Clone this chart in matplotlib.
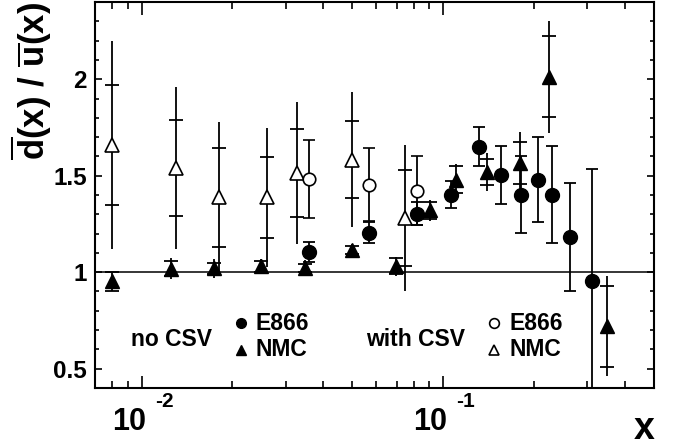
import numpy as np
import matplotlib
matplotlib.use("Agg")
import matplotlib.pyplot as plt
import matplotlib.transforms as mtransforms
from matplotlib.ticker import LogLocator, NullFormatter, MultipleLocator

plt.rcParams['font.family'] = ['Liberation Sans', 'DejaVu Sans']
plt.rcParams['font.weight'] = 'bold'
plt.rcParams['axes.labelweight'] = 'bold'
plt.rcParams['mathtext.fontset'] = 'custom'
plt.rcParams['mathtext.rm'] = 'Liberation Sans:bold'
plt.rcParams['mathtext.bf'] = 'Liberation Sans:bold'
plt.rcParams['mathtext.it'] = 'Liberation Sans:bold'

# === DATI ===
# E866, no CSV (cerchi pieni)
e866_x = [0.0359, 0.0568, 0.0820, 0.1058, 0.1312, 0.156, 0.1807, 0.2062, 0.230, 0.2638, 0.311]
e866_y = [1.105, 1.204, 1.302, 1.402, 1.651, 1.502, 1.402, 1.479, 1.402, 1.183, 0.953]
e866_err = [0.05, 0.055, 0.06, 0.07, 0.10, 0.15, 0.20, 0.22, 0.25, 0.28, 0.58]

# E866, with CSV (cerchi vuoti)
e866c_x = [0.0359, 0.0568, 0.0820]
e866c_y = [1.483, 1.453, 1.422]
e866c_err = [0.20, 0.19, 0.18]

# NMC, no CSV (triangoli pieni): errore statistico e totale
nmc_x = [0.0080, 0.01248, 0.01743, 0.02494, 0.03486, 0.0498, 0.0698,
         0.0904, 0.1101, 0.1402, 0.1794, 0.2242, 0.350]
nmc_y = [0.953, 1.018, 1.020, 1.030, 1.023, 1.114, 1.031,
         1.320, 1.479, 1.519, 1.566, 2.013, 0.720]
nmc_stat = [0.05, 0.04, 0.03, 0.03, 0.02, 0.02, 0.04, 0.045, 0.07, 0.065, 0.11, 0.21, 0.21]
nmc_tot = [0.05, 0.055, 0.05, 0.04, 0.04, 0.03, 0.05, 0.055, 0.08, 0.10, 0.16, 0.29, 0.26]

# NMC, with CSV (triangoli vuoti)
nmcc_x = [0.0080, 0.0130, 0.01811, 0.0261, 0.0327, 0.0498, 0.07468]
nmcc_y = [1.66, 1.54, 1.388, 1.388, 1.514, 1.583, 1.281]
nmcc_stat = [0.31, 0.25, 0.256, 0.21, 0.23, 0.20, 0.25]
nmcc_tot = [0.54, 0.42, 0.39, 0.36, 0.37, 0.35, 0.38]

x_ticks = [0.01, 0.1]
x_tick_exp = ['-2', '-1']
y_ticks = [0.5, 1, 1.5, 2]
y_tick_labels = ['0.5', '1', '1.5', '2']

# === FIGURA ===
fig = plt.figure(figsize=(6.77, 4.47), dpi=100)
ax = fig.add_axes([0.1403, 0.132, 0.8257, 0.8635])

lw = 1.3
ax.axhline(1.0, color='k', lw=1.1, zorder=1)

# NMC with CSV
ax.errorbar(nmcc_x, nmcc_y, yerr=nmcc_tot, fmt='none', ecolor='k', elinewidth=lw, capsize=0, zorder=2)
ax.plot(nmcc_x, np.array(nmcc_y) + np.array(nmcc_stat), '_', color='k', ms=10, mew=lw, zorder=2)
ax.plot(nmcc_x, np.array(nmcc_y) - np.array(nmcc_stat), '_', color='k', ms=10, mew=lw, zorder=2)
ax.plot(nmcc_x, nmcc_y, '^', ms=9.5, mfc='white', mec='k', mew=1.2, ls='none', zorder=3)

# NMC no CSV
ax.errorbar(nmc_x, nmc_y, yerr=nmc_tot, fmt='none', ecolor='k', elinewidth=lw, capsize=0, zorder=2)
ax.plot(nmc_x, np.array(nmc_y) + np.array(nmc_stat), '_', color='k', ms=10, mew=lw, zorder=2)
ax.plot(nmc_x, np.array(nmc_y) - np.array(nmc_stat), '_', color='k', ms=10, mew=lw, zorder=2)
ax.plot(nmc_x, nmc_y, '^', ms=9.5, color='k', ls='none', zorder=3)

# E866 with CSV
ax.errorbar(e866c_x, e866c_y, yerr=e866c_err, fmt='o', ms=9, mfc='white', mec='k', mew=1.2,
            ecolor='k', elinewidth=lw, capsize=4, capthick=lw, zorder=3)
# E866 no CSV
ax.errorbar(e866_x, e866_y, yerr=e866_err, fmt='o', ms=10, color='k',
            ecolor='k', elinewidth=lw, capsize=4, capthick=lw, zorder=3)

# === ASSI ===
ax.set_xscale('log')
ax.set_xlim(0.007, 0.5)
ax.set_ylim(0.4, 2.4)
ax.set_xticks(x_ticks, labels=['' for _ in x_ticks])
ax.xaxis.set_minor_locator(LogLocator(base=10, subs=np.arange(2, 10)))
ax.xaxis.set_minor_formatter(NullFormatter())
ax.set_yticks(y_ticks, labels=y_tick_labels)
ax.yaxis.set_minor_locator(MultipleLocator(0.1))

ax.tick_params(which='both', direction='in', top=True, right=True, width=1.2)
ax.tick_params(axis='x', which='major', length=9)
ax.tick_params(axis='x', which='minor', length=5)
ax.tick_params(axis='y', which='major', length=5, pad=6, labelsize=17.5)
ax.tick_params(axis='y', which='minor', length=3)
for s in ax.spines.values():
    s.set_linewidth(1.5)

# etichette asse x in stile ROOT: "10" con esponente staccato
xtrans = ax.get_xaxis_transform()
base_tr = mtransforms.offset_copy(xtrans, fig=fig, x=4, y=0, units='dots')
exp_tr = mtransforms.offset_copy(xtrans, fig=fig, x=13, y=0, units='dots')
for xt, ex in zip(x_ticks, x_tick_exp):
    ax.text(xt, -0.109, '10', transform=base_tr, fontsize=22, ha='right', va='baseline')
    ax.text(xt, -0.050, ex, transform=exp_tr, fontsize=15, ha='left', va='baseline')

ax.set_ylabel(r'$\overline{d}(x)\ /\ \overline{u}(x)$', fontsize=25, loc='top')
ax.yaxis.set_label_coords(-0.074, 1.0)
ax.set_xlabel('x', fontsize=27, ha='center', va='baseline', fontweight='bold')
ax.xaxis.set_label_coords(0.982, -0.132)

# === LEGENDA ===
fs = 16.5
ax.text(0.137, 0.109, 'no CSV', transform=ax.transAxes, fontsize=fs, ha='center', va='baseline')
ax.plot([0.262], [0.168], 'o', ms=7, color='k', transform=ax.transAxes)
ax.plot([0.262], [0.098], '^', ms=7, color='k', transform=ax.transAxes)
ax.text(0.288, 0.150, 'E866', transform=ax.transAxes, fontsize=fs, va='baseline')
ax.text(0.288, 0.082, 'NMC', transform=ax.transAxes, fontsize=fs, va='baseline')

ax.text(0.574, 0.109, 'with CSV', transform=ax.transAxes, fontsize=fs, ha='center', va='baseline')
ax.plot([0.714], [0.168], 'o', ms=7, mfc='white', mec='k', mew=1.2, transform=ax.transAxes)
ax.plot([0.714], [0.098], '^', ms=7, mfc='white', mec='k', mew=1.2, transform=ax.transAxes)
ax.text(0.742, 0.150, 'E866', transform=ax.transAxes, fontsize=fs, va='baseline')
ax.text(0.742, 0.082, 'NMC', transform=ax.transAxes, fontsize=fs, va='baseline')

fig.savefig('out.png', dpi=100)
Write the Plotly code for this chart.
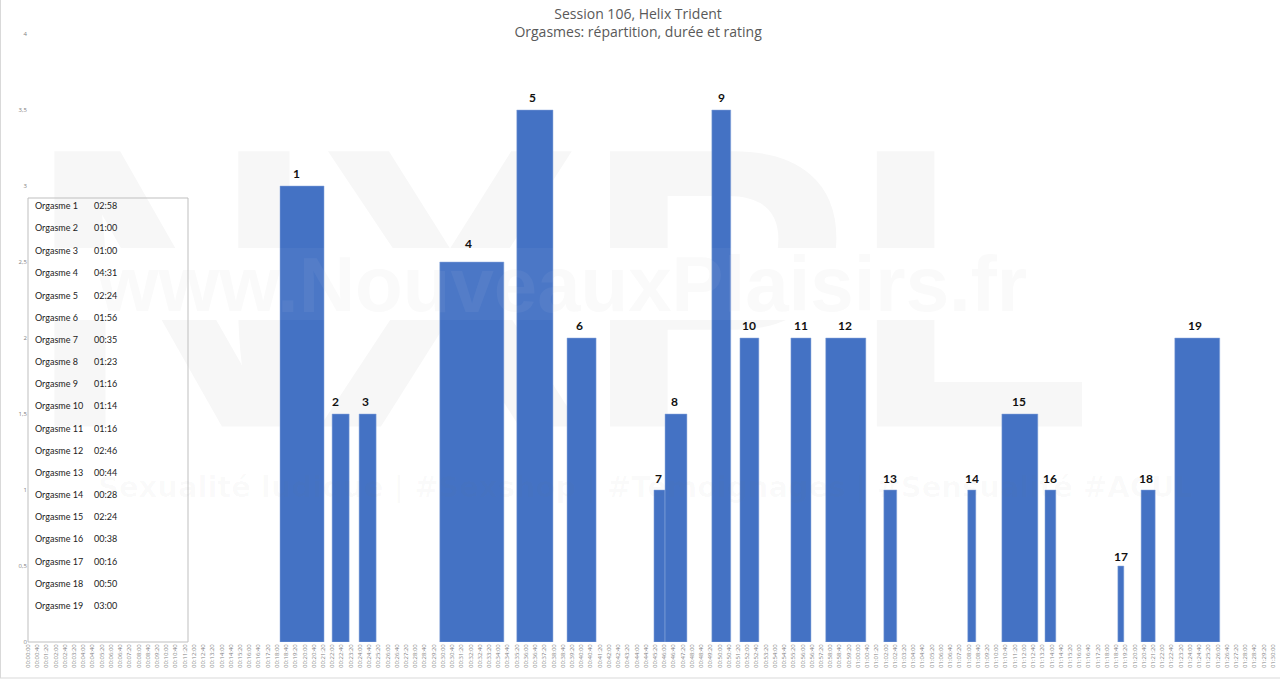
import plotly.graph_objects as go

# rating, start and end of each orgasm (seconds from session start)
numbers = list(range(1, 20))
ratings = [3, 1.5, 1.5, 2.5, 3.5, 2, 1, 1.5, 3.5, 2, 2, 2, 1, 1, 1.5, 1, 0.5, 1, 2]
starts = [1093, 1319, 1436, 1786, 2120, 2338, 2715, 2763, 2966, 3088, 3309, 3460, 3712, 4076, 4224, 4411, 4727, 4828, 4974]
ends = [1284, 1393, 1510, 2064, 2277, 2464, 2763, 2858, 3048, 3170, 3396, 3634, 3768, 4111, 4380, 4458, 4753, 4889, 5169]
durations = ["02:58", "01:00", "01:00", "04:31", "02:24", "01:56", "00:35", "01:23", "01:16", "01:14",
             "01:16", "02:46", "00:44", "00:28", "02:24", "00:38", "00:16", "00:50", "03:00"]
table_rows_y = [205, 228, 250, 272, 295, 317, 339, 361, 383, 405, 428, 450, 472, 494, 516, 538, 561, 583, 605]
y_ticks = [0, 0.5, 1, 1.5, 2, 2.5, 3, 3.5, 4]
tick_seconds = list(range(0, 5401, 40))

# the number labels were placed by hand in the original, slightly off the bar centres
label_xshift = [-6, -5, -2, -3, -2, -2, -1, -1, 0, 0, 0, -1, 0, 0, -1, 0, 0, -2, -2]
label_yshift = [3, 3, 3, 9, 3, 3, 2, 3, 3, 3, 3, 3, 2, 2, 3, 2, 0, 2, 3]

# plot area margins, in pixels
ML, MR, MT, MB = 28, 7, 34, 38


def hms(s):
    return "%02d:%02d:%02d" % (s // 3600, s % 3600 // 60, s % 60)


# paper coordinates are relative to the plot area, so convert from picture pixels
def px(x):
    return (x - ML) / (1280 - ML - MR)


def py(y):
    return (680 - MB - y) / (680 - MT - MB)


widths = [e - s for s, e in zip(starts, ends)]

fig = go.Figure()
fig.add_trace(go.Bar(
    x=starts,
    y=ratings,
    width=widths,
    offset=0,
    marker=dict(color="#4472C4", line=dict(color="#8FAADC", width=0.5)),
    hoverinfo="skip",
))

annotations = []
shapes = []

for i, n in enumerate(numbers):
    annotations.append(dict(text=str(n), x=(starts[i] + ends[i]) / 2, y=ratings[i], yanchor="bottom",
                            xshift=label_xshift[i], yshift=label_yshift[i], showarrow=False,
                            font=dict(family="Lato", size=12, color="#111111", weight="bold")))


def paper_rect(x0, x1, y0, y1, **kw):
    return dict(type="rect", xref="paper", yref="paper", x0=px(x0), x1=px(x1), y0=py(y0), y1=py(y1),
                line=dict(width=0), **kw)


# watermark under the bars: big letters, white band across them, site name in the band
shapes.append(paper_rect(53, 1069, 103, 397, layer="below", fillcolor="rgba(255,255,255,0)",
                         label=dict(text="NXPL", textposition="middle center",
                                    font=dict(family="Liberation Sans", size=400, color="#F7F7F7", weight="bold"))))
shapes.append(paper_rect(0, 1280, 248, 320, layer="below", fillcolor="white"))
shapes.append(paper_rect(100, 1025, 249, 305, layer="below", fillcolor="rgba(255,255,255,0)",
                         label=dict(text="www.NouveauxPlaisirs.fr", textposition="middle center",
                                    font=dict(family="Liberation Sans", size=78, color="#FAFAFA", weight="bold"))))
# same band and site name show faintly over the bars
shapes.append(paper_rect(0, 1280, 248, 320, layer="above", fillcolor="rgba(255,255,255,0.04)"))
annotations.append(dict(text="www.NouveauxPlaisirs.fr", xref="paper", yref="paper", x=px(562), y=py(285), yanchor="middle",
                        showarrow=False,
                        font=dict(family="Liberation Sans", size=78, color="rgba(255,255,255,0.05)", weight="bold")))
annotations.append(dict(text="Sexualité ludique | #Sexshop | #Témoignages | #Sensualité #ACUL", xref="paper", yref="paper",
                        x=px(645), y=py(487), yanchor="middle", showarrow=False,
                        font=dict(family="DejaVu Sans", size=29, color="rgba(120,120,120,0.03)", weight="bold")))

# table of durations
shapes.append(dict(type="rect", xref="paper", yref="paper", x0=px(28), x1=px(188), y0=py(198), y1=py(642),
                   line=dict(color="#BFBFBF", width=1), fillcolor="rgba(255,255,255,0)"))
for n, d, row_y in zip(numbers, durations, table_rows_y):
    annotations.append(dict(text="Orgasme %d" % n, xref="paper", yref="paper", x=px(33), y=py(row_y), xanchor="left",
                            yanchor="middle", showarrow=False, font=dict(family="Lato", size=9, color="#222222")))
    annotations.append(dict(text=d, xref="paper", yref="paper", x=px(92), y=py(row_y), xanchor="left",
                            yanchor="middle", showarrow=False, font=dict(family="Lato", size=9, color="#222222")))

# outer chart frame: left and bottom edges show
shapes.append(dict(type="line", xref="paper", yref="paper", x0=px(0.5), x1=px(0.5), y0=py(0), y1=py(678),
                   line=dict(color="#D9D9D9", width=1)))
shapes.append(dict(type="line", xref="paper", yref="paper", x0=px(0), x1=px(1280), y0=py(678), y1=py(678),
                   line=dict(color="#D9D9D9", width=1)))

fig.update_layout(
    width=1280,
    height=680,
    margin=dict(l=ML, r=MR, t=MT, b=MB),
    paper_bgcolor="white",
    plot_bgcolor="white",
    showlegend=False,
    title=dict(
        text="Session 106, Helix Trident<br>Orgasmes: répartition, durée et rating",
        x=0.4985, xanchor="center", y=0.972, yanchor="top",
        font=dict(family="Open Sans", size=14, color="#595959"),
    ),
    xaxis=dict(
        range=[0, 5400],
        automargin=False,
        tickmode="array",
        tickvals=tick_seconds,
        ticktext=[hms(s) for s in tick_seconds],
        tickangle=-90,
        tickfont=dict(family="Open Sans", size=6, color="#7F7F7F"),
        showgrid=False,
        zeroline=False,
        showline=False,
        ticks="",
    ),
    yaxis=dict(
        range=[0, 4],
        automargin=False,
        tickmode="array",
        tickvals=y_ticks,
        ticktext=[str(v).replace(".", ",") if v % 1 else str(int(v)) for v in y_ticks],
        tickfont=dict(family="Open Sans", size=6, color="#7F7F7F"),
        showgrid=False,
        zeroline=False,
        showline=False,
        ticks="",
    ),
    annotations=annotations,
    shapes=shapes,
)

# the page's default body margin would push the 1280x680 figure off by 8 px
fig.write_html("out.html", post_script="document.body.style.margin='0';", config={"displayModeBar": False})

What to work on: Copy the part that starts at the line with "Write the Plotly code for this chart." and finishes at the line with "import plotly.graph_objects as go", both included, and nothing more. Pictures are left out.

Task output:
Write the Plotly code for this chart.
import plotly.graph_objects as go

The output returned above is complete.